Print them exactly: the lines from the beginning of the entries below through the line that contains "max: 0, step: 2", and only those, with the pictures left out.

--- start of Information shown ---

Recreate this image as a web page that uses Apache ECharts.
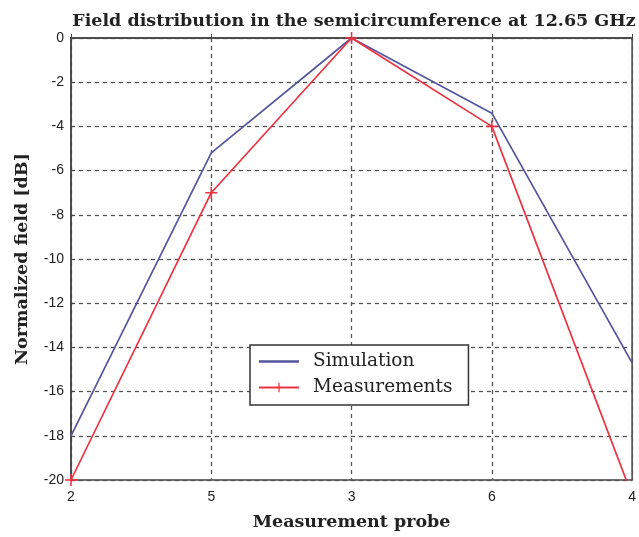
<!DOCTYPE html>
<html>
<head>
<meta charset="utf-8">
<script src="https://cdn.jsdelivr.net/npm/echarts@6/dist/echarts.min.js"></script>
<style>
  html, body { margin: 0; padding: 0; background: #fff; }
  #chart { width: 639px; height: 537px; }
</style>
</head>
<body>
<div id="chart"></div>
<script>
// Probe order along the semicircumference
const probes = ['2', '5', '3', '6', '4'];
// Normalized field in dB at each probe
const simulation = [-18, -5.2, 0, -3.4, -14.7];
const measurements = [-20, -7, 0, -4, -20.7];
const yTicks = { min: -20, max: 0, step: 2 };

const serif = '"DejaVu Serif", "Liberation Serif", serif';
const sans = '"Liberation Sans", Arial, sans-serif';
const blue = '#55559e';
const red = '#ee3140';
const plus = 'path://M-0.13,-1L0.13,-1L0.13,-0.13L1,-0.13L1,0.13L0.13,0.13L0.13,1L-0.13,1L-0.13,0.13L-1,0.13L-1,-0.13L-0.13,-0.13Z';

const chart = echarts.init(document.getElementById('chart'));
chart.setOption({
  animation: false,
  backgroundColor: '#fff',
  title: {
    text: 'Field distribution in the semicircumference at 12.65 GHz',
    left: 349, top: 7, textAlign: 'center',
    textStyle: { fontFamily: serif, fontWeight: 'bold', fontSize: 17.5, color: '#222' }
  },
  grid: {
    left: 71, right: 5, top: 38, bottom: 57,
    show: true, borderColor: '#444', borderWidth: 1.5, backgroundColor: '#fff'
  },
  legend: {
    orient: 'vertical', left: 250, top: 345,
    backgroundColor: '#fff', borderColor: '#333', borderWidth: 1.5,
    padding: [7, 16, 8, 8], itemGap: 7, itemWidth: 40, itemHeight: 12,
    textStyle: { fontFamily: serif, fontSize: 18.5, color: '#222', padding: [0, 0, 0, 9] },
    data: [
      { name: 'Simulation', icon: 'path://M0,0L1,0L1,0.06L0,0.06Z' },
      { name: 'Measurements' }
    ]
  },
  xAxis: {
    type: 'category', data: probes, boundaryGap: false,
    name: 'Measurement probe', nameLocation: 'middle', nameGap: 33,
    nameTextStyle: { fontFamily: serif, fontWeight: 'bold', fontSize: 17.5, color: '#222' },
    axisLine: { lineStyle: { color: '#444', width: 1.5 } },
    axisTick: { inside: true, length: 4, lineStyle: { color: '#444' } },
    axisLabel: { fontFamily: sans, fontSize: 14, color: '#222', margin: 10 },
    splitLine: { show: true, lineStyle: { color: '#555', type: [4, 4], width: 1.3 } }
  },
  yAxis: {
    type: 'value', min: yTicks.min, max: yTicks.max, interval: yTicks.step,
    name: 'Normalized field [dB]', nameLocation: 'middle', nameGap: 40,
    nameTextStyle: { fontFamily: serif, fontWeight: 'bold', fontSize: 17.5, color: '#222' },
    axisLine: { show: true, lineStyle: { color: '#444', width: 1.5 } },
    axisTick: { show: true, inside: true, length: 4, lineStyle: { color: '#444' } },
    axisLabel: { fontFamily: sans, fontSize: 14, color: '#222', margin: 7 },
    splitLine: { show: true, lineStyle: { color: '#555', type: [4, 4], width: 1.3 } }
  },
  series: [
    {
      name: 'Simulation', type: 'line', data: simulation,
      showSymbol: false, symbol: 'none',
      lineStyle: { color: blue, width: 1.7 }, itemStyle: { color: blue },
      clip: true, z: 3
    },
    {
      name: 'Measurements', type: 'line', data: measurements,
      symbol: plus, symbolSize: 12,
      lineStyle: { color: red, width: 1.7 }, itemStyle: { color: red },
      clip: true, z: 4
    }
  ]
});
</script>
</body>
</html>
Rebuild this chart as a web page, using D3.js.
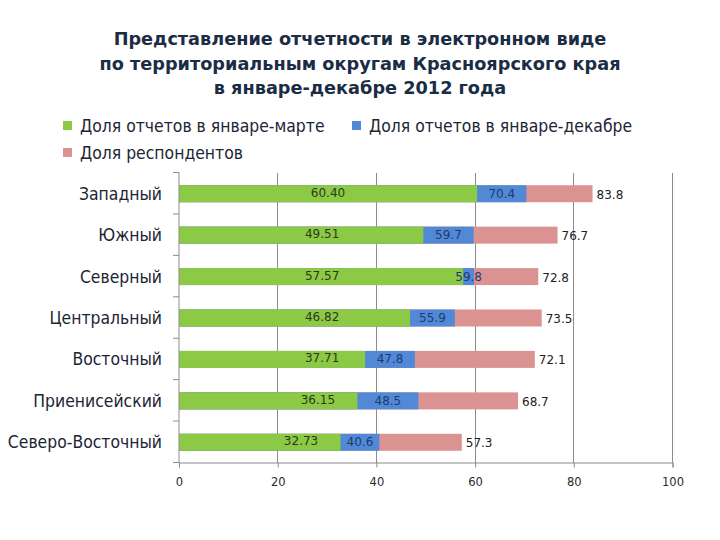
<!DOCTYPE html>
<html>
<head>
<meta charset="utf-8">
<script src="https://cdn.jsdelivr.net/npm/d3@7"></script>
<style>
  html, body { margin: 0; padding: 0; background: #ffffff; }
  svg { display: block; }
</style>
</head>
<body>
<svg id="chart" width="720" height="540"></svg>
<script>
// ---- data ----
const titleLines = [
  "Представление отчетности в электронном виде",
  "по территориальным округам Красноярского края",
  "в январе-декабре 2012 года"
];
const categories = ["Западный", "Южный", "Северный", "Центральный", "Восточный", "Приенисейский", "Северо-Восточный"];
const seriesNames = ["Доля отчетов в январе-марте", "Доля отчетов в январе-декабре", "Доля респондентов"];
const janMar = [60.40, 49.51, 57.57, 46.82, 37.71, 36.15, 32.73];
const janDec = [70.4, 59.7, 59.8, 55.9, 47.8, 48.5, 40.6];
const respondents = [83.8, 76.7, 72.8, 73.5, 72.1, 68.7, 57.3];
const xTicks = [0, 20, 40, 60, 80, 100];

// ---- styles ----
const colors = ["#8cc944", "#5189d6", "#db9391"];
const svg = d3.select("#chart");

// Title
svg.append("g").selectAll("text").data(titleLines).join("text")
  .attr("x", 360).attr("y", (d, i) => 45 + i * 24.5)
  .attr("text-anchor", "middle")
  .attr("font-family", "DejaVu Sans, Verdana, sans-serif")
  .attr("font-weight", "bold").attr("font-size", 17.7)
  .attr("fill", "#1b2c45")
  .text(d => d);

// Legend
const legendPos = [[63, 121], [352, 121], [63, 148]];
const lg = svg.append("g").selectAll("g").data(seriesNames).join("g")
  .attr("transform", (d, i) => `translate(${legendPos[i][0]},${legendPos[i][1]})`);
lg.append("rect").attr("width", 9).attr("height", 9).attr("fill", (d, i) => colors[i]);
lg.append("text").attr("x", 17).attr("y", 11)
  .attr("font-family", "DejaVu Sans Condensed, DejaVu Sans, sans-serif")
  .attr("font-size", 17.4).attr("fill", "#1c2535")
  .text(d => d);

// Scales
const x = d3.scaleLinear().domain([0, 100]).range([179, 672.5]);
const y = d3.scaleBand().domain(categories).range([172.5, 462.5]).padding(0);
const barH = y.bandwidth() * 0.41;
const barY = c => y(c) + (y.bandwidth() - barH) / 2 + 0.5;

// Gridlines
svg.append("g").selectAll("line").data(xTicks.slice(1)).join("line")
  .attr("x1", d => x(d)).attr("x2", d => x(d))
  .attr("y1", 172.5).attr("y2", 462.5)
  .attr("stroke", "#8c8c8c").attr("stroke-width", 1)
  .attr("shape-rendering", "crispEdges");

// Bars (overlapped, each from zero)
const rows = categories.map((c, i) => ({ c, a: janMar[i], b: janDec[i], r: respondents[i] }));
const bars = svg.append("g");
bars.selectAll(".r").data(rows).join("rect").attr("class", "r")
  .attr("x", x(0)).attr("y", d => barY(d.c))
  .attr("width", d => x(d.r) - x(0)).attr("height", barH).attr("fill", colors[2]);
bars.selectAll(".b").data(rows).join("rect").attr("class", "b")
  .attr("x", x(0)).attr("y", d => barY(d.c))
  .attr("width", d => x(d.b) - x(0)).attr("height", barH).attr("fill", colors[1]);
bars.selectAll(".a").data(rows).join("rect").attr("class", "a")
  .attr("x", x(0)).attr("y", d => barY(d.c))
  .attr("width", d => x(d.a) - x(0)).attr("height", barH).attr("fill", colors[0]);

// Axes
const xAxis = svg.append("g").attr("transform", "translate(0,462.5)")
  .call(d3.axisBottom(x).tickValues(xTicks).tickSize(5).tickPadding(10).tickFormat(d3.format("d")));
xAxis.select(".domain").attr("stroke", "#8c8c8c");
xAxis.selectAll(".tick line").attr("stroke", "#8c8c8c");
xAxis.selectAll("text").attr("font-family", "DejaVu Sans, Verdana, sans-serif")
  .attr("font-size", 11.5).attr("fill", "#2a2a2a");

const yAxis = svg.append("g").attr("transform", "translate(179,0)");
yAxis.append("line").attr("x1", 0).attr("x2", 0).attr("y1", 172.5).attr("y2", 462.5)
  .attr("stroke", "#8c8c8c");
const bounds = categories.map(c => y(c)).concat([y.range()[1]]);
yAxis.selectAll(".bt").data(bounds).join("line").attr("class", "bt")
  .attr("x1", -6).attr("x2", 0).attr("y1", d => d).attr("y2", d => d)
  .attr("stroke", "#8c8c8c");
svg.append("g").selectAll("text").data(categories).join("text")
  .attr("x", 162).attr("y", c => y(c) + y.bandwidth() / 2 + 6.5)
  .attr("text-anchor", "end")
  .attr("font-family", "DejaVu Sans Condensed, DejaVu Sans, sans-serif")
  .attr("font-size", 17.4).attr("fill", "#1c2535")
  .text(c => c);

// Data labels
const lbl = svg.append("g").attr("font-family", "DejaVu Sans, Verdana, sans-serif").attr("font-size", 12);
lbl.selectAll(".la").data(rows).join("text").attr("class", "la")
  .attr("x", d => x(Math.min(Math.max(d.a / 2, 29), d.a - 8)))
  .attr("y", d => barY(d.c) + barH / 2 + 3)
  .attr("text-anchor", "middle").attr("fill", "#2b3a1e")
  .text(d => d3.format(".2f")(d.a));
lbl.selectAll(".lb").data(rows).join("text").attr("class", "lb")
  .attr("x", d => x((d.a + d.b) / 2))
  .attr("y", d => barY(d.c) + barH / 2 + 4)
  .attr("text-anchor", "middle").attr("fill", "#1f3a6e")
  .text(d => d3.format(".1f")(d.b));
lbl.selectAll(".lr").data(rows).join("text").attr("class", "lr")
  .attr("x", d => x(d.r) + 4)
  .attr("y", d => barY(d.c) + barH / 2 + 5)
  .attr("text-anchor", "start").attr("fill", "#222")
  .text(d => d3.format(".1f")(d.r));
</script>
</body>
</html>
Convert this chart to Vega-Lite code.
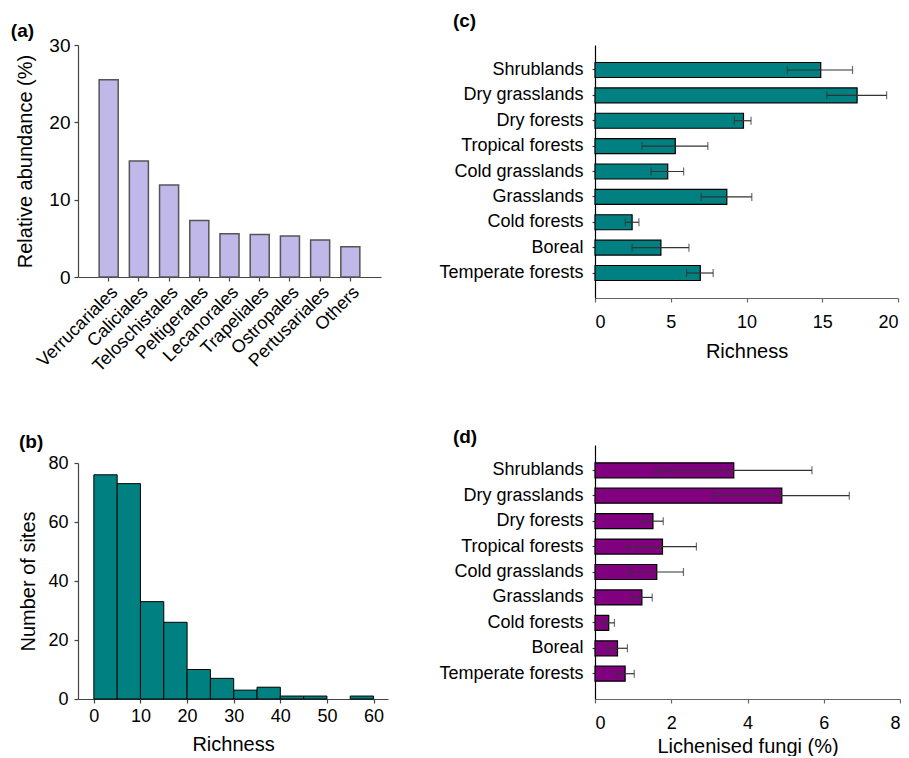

--- end of Information shown ---

### The result
Recreate this image as a web page that uses Apache ECharts.
<!DOCTYPE html>
<html>
<head>
<meta charset="utf-8">
<script src="https://cdn.jsdelivr.net/npm/echarts@6/dist/echarts.min.js"></script>
<style>
  html, body { margin: 0; padding: 0; background: #fff; }
  #chart { width: 639px; height: 537px; }
</style>
</head>
<body>
<div id="chart"></div>
<script>
// Probe order along the semicircumference
const probes = ['2', '5', '3', '6', '4'];
// Normalized field in dB at each probe
const simulation = [-18, -5.2, 0, -3.4, -14.7];
const measurements = [-20, -7, 0, -4, -20.7];
const yTicks = { min: -20, max: 0, step: 2 };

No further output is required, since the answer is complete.